### [TASK GOAL]
Report all lines holding "document".

-------- GIVEN MATERIAL

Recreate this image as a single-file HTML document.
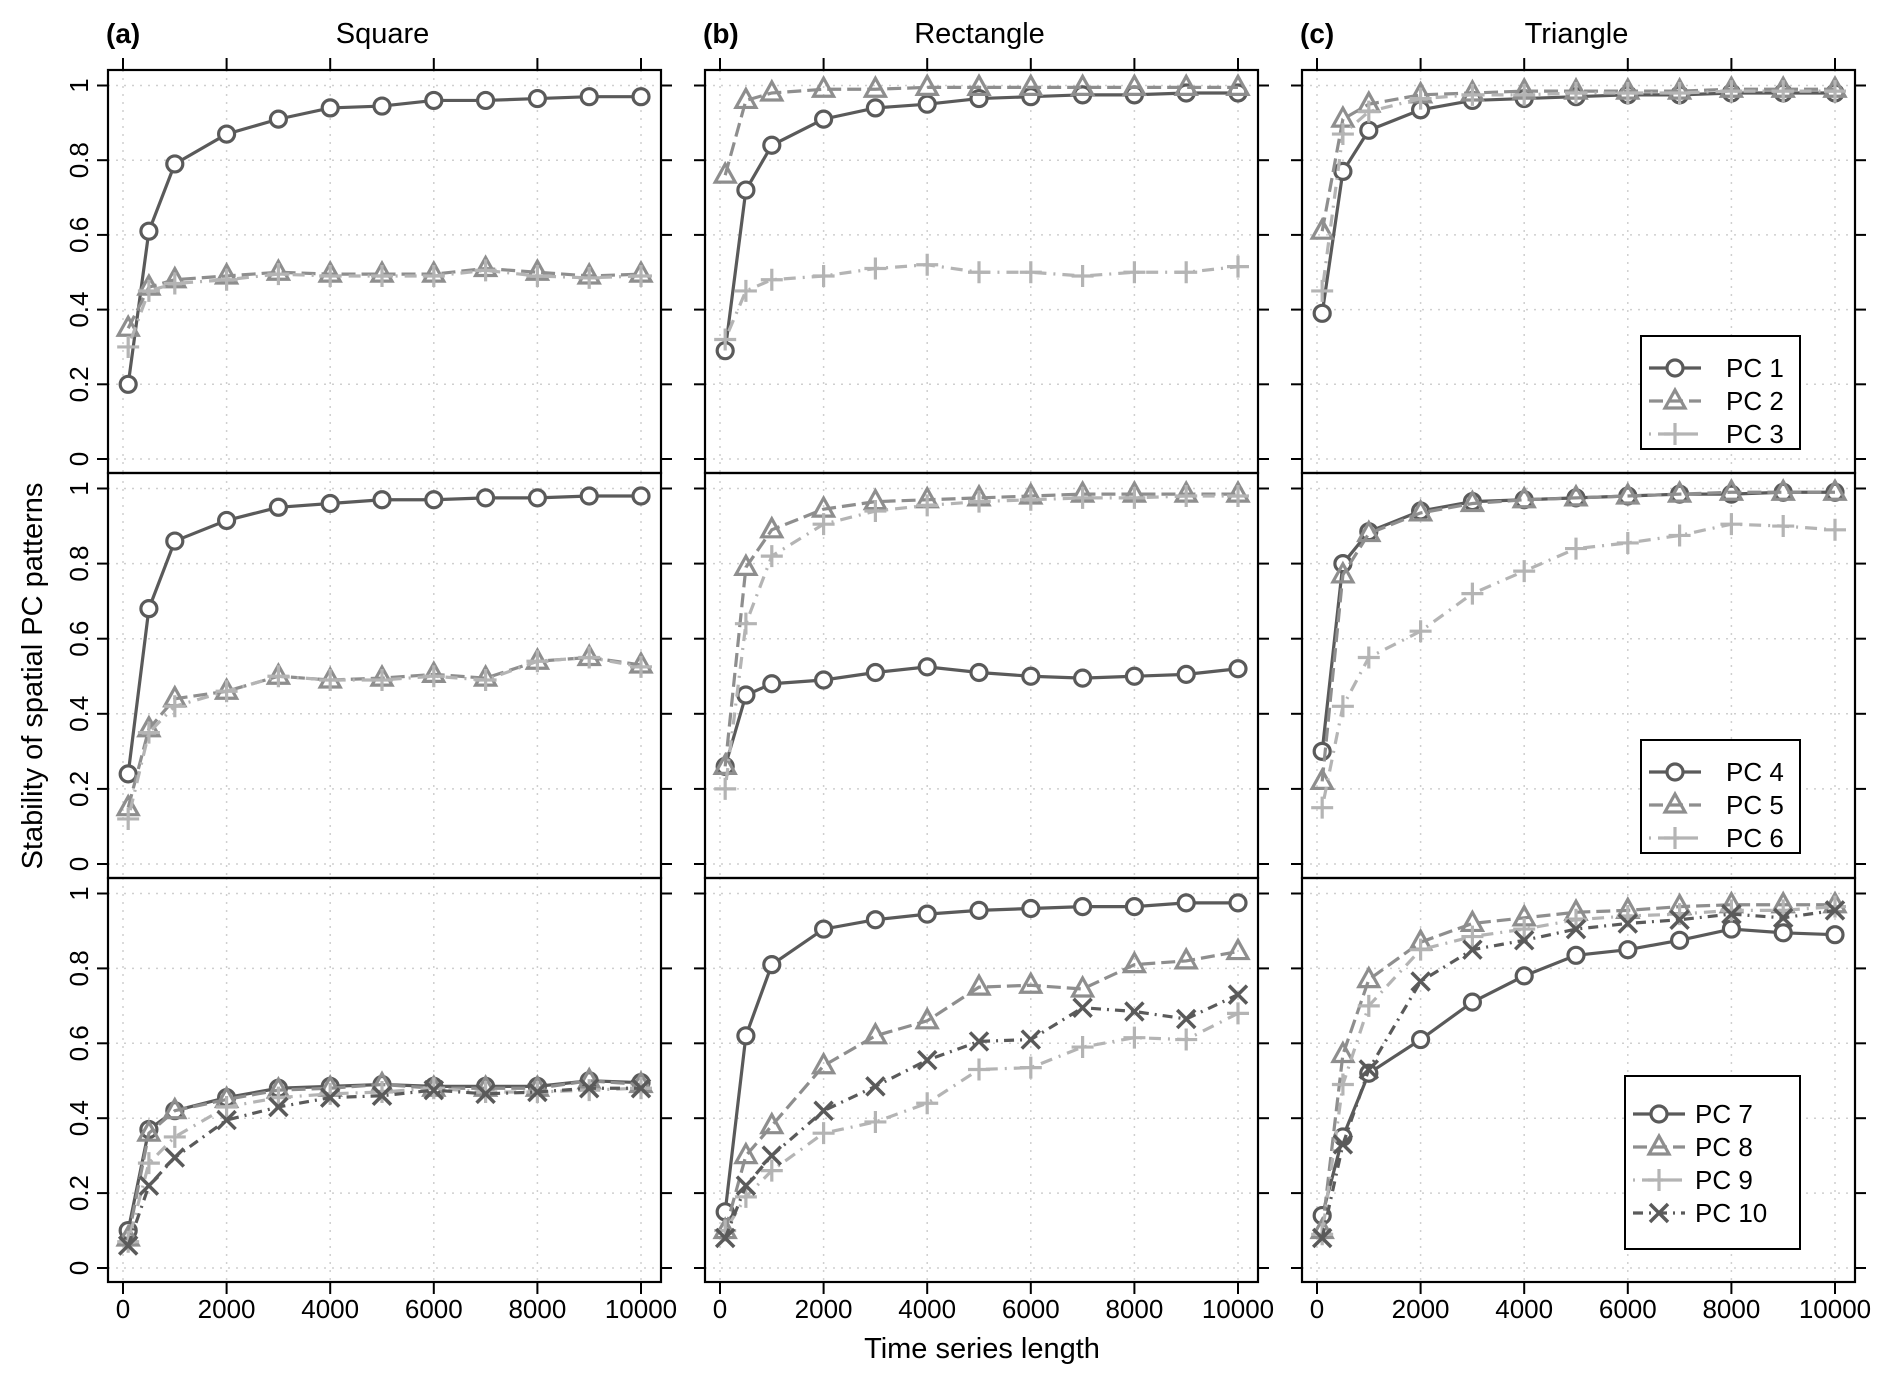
<!DOCTYPE html>
<html><head><meta charset="utf-8"><style>
body{margin:0;background:#fff;}
svg{display:block;font-family:"Liberation Sans",sans-serif;}
</style></head><body>
<svg id="chart" width="1892" height="1382" viewBox="0 0 1892 1382" xmlns="http://www.w3.org/2000/svg"></svg>
<script>
const xValues=[100,500,1000,2000,3000,4000,5000,6000,7000,8000,9000,10000];
const xTicks=[0,2000,4000,6000,8000,10000];
const yTicks=[0,0.2,0.4,0.6,0.8,1];
const yTickLabels=["0","0.2","0.4","0.6","0.8","1"];
const colTitles=["Square","Rectangle","Triangle"];
const colTags=["(a)","(b)","(c)"];
// row 1
const a1_pc1=[.20,.61,.79,.87,.91,.94,.945,.96,.96,.965,.97,.97];
const a1_pc2=[.35,.46,.48,.49,.50,.495,.495,.495,.51,.50,.49,.495];
const a1_pc3=[.30,.45,.47,.48,.495,.49,.49,.49,.505,.49,.485,.49];
const b1_pc1=[.29,.72,.84,.91,.94,.95,.965,.97,.975,.975,.98,.98];
const b1_pc2=[.76,.96,.98,.99,.99,.995,.995,.995,.995,.995,.995,.995];
const b1_pc3=[.32,.45,.48,.49,.51,.52,.50,.50,.49,.50,.50,.515];
const c1_pc1=[.39,.77,.88,.935,.96,.965,.97,.975,.975,.98,.98,.98];
const c1_pc2=[.61,.91,.95,.975,.98,.985,.985,.985,.985,.99,.99,.99];
const c1_pc3=[.45,.87,.93,.965,.975,.975,.98,.98,.98,.985,.985,.985];
// row 2
const a2_pc4=[.24,.68,.86,.915,.95,.96,.97,.97,.975,.975,.98,.98];
const a2_pc5=[.15,.36,.44,.46,.50,.49,.495,.505,.495,.54,.55,.53];
const a2_pc6=[.12,.35,.42,.46,.50,.49,.49,.50,.49,.54,.55,.525];
const b2_pc4=[.26,.45,.48,.49,.51,.525,.51,.50,.495,.50,.505,.52];
const b2_pc5=[.26,.79,.89,.945,.965,.97,.975,.98,.985,.985,.985,.985];
const b2_pc6=[.20,.64,.82,.905,.94,.955,.965,.97,.975,.975,.98,.98];
const c2_pc4=[.30,.80,.885,.94,.965,.97,.975,.98,.985,.985,.99,.99];
const c2_pc5=[.22,.77,.88,.935,.96,.97,.975,.98,.985,.99,.99,.99];
const c2_pc6=[.15,.42,.55,.62,.72,.78,.84,.855,.875,.905,.90,.89];
// row 3
const a3_pc7=[.10,.37,.42,.455,.48,.485,.49,.485,.485,.485,.50,.495];
const a3_pc8=[.08,.36,.42,.45,.475,.48,.49,.48,.48,.48,.50,.49];
const a3_pc9=[.07,.28,.35,.43,.455,.465,.47,.48,.47,.47,.475,.48];
const a3_pc10=[.06,.22,.295,.395,.43,.455,.46,.475,.465,.47,.48,.48];
const b3_pc7=[.15,.62,.81,.905,.93,.945,.955,.96,.965,.965,.975,.975];
const b3_pc8=[.10,.30,.38,.54,.62,.66,.75,.755,.745,.81,.82,.845];
const b3_pc9=[.10,.19,.26,.36,.39,.44,.53,.535,.59,.615,.61,.68];
const b3_pc10=[.08,.22,.30,.42,.485,.555,.605,.61,.695,.685,.665,.73];
const c3_pc7=[.14,.35,.52,.61,.71,.78,.835,.85,.875,.905,.895,.89];
const c3_pc8=[.10,.57,.77,.87,.92,.935,.95,.955,.965,.97,.97,.97];
const c3_pc9=[.09,.49,.70,.85,.885,.905,.93,.94,.945,.955,.955,.965];
const c3_pc10=[.08,.33,.53,.765,.85,.875,.905,.92,.93,.945,.935,.955];

const rowSeries=[
 [[a1_pc1,a1_pc2,a1_pc3],[b1_pc1,b1_pc2,b1_pc3],[c1_pc1,c1_pc2,c1_pc3]],
 [[a2_pc4,a2_pc5,a2_pc6],[b2_pc4,b2_pc5,b2_pc6],[c2_pc4,c2_pc5,c2_pc6]],
 [[a3_pc7,a3_pc8,a3_pc9,a3_pc10],[b3_pc7,b3_pc8,b3_pc9,b3_pc10],[c3_pc7,c3_pc8,c3_pc9,c3_pc10]]
];
const rowNames=[["PC 1","PC 2","PC 3"],["PC 4","PC 5","PC 6"],["PC 7","PC 8","PC 9","PC 10"]];

const styles=[
 {c:"#5a5a5a",d:"",m:"circle"},
 {c:"#8e8e8e",d:"14 6",m:"tri"},
 {c:"#b4b4b4",d:"2 7 12 7",m:"plus"},
 {c:"#5a5a5a",d:"10 6 2 6",m:"x"}
];
const colLeft=[108,705,1302], colW=553;
const rowTop=[70,473,878], rowBot=[473,878,1282];
const svg=document.getElementById('chart');
const NS="http://www.w3.org/2000/svg";
function mk(tag,attrs,parent){const e=document.createElementNS(NS,tag);for(const k in attrs)e.setAttribute(k,attrs[k]);(parent||svg).appendChild(e);return e;}
function xs(c,v){return colLeft[c]+15+v/10000*(colW-35);}
function ys(r,v){const y1=rowTop[r]+15.5,y0=rowBot[r]-14;return y0-v*(y0-y1);}

function marker(g,m,x,y,col){
  let e;
  if(m==="circle") e=mk('circle',{cx:x,cy:y,r:8,fill:"#fff",stroke:col,'stroke-width':3.2},g);
  else if(m==="tri") e=mk('polygon',{points:`${x},${y-11} ${x-10},${y+7} ${x+10},${y+7}`,fill:"none",stroke:col,'stroke-width':3.2},g);
  else if(m==="plus") e=mk('path',{d:`M${x-11},${y}H${x+11}M${x},${y-11}V${y+11}`,stroke:col,'stroke-width':3.2},g);
  else e=mk('path',{d:`M${x-9},${y-9}L${x+9},${y+9}M${x-9},${y+9}L${x+9},${y-9}`,stroke:col,'stroke-width':3.5},g);
  return e;
}

for(let r=0;r<3;r++)for(let c=0;c<3;c++){
  const L=colLeft[c],T=rowTop[r],B=rowBot[r];
  const pg=mk('g',{});
  
  
  xTicks.forEach(t=>mk('line',{x1:xs(c,t),x2:xs(c,t),y1:T,y2:B,stroke:"#cfcfcf",'stroke-width':1.5,'stroke-dasharray':"2 6"},pg));
  yTicks.forEach(t=>mk('line',{x1:L,x2:L+colW,y1:ys(r,t),y2:ys(r,t),stroke:"#cfcfcf",'stroke-width':1.5,'stroke-dasharray':"2 6"},pg));
  yTicks.forEach(t=>{mk('line',{x1:L-11,x2:L,y1:ys(r,t),y2:ys(r,t),stroke:"#000",'stroke-width':2},pg);mk('line',{x1:L+colW,x2:L+colW+11,y1:ys(r,t),y2:ys(r,t),stroke:"#000",'stroke-width':2},pg);});
  if(r===0) xTicks.forEach(t=>mk('line',{x1:xs(c,t),x2:xs(c,t),y1:T-12,y2:T,stroke:"#000",'stroke-width':2},pg));
  if(r===2) xTicks.forEach((t,i)=>{mk('line',{x1:xs(c,t),x2:xs(c,t),y1:B,y2:B+12,stroke:"#000",'stroke-width':2},pg);
    const tx=mk('text',{x:xs(c,t),y:1318,'text-anchor':'middle','font-size':26},pg);tx.textContent=String(t);
    
    });
  if(c===0) yTicks.forEach((t,i)=>{const tx=mk('text',{x:0,y:0,'text-anchor':'middle','font-size':26,transform:`translate(${L-20},${ys(r,t)}) rotate(-90)`},pg);tx.textContent=yTickLabels[i];
    
    });
  const ser=rowSeries[r][c];
  ser.forEach((vals,si)=>{
    const st=styles[si];
    const sg=mk('g',{},pg);
    
    
    const pts=vals.map((v,i)=>xs(c,xValues[i])+','+ys(r,v)).join(' ');
    mk('polyline',{points:pts,fill:"none",stroke:st.c,'stroke-width':3.2,'stroke-dasharray':st.d},sg);
    vals.forEach((v,i)=>{const m=marker(sg,st.m,xs(c,xValues[i]),ys(r,v),st.c);
      
      });
  });
  mk('rect',{x:L,y:T,width:colW,height:B-T,fill:"none",stroke:"#000",'stroke-width':2.2},pg);
  if(c===2){
    const n=rowNames[r].length;
    const lx=r===2?1625:1641, lw=1800-lx, lh=n===3?113:173;
    const ly=r===0?336:(r===1?740:1076);
    const lg=mk('g',{});
    
    
    mk('rect',{x:lx,y:ly,width:lw,height:lh,fill:"#fff",stroke:"#000",'stroke-width':2},lg);
    rowNames[r].forEach((nm,i)=>{
      const cy=ly+(n===3?32:38)+i*33;
      const st=styles[i];
      const e=mk('g',{},lg);
      
      
      mk('line',{x1:lx+8,x2:lx+60,y1:cy,y2:cy,stroke:st.c,'stroke-width':3.2,'stroke-dasharray':st.d},e);
      marker(e,st.m,lx+34,cy,st.c);
      const t=mk('text',{x:lx+(r===2?70:85),y:cy+9,'font-size':26},e);t.textContent=nm;
    });
  }
}
colTags.forEach((t,i)=>{const e=mk('text',{x:colLeft[i]-2,y:43,'font-size':28,'font-weight':'bold'});e.textContent=t;
  
  
  const f=mk('text',{x:colLeft[i]+colW/2-2,y:43,'font-size':29,'text-anchor':'middle'});f.textContent=colTitles[i];
  
  });
const xt=mk('text',{x:982,y:1358,'font-size':29,'text-anchor':'middle'});xt.textContent="Time series length";


const yt=mk('text',{x:0,y:0,'font-size':29,'text-anchor':'middle',transform:'translate(42,676) rotate(-90)'});yt.textContent="Stability of spatial PC patterns";


</script>
</body></html>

----------------

### [SOLUTION TO THE PROBLEM]
Recreate this image as a single-file HTML document.
const svg=document.getElementById('chart');
function mk(tag,attrs,parent){const e=document.createElementNS(NS,tag);for(const k in attrs)e.setAttribute(k,attrs[k]);(parent||svg).appendChild(e);return e;}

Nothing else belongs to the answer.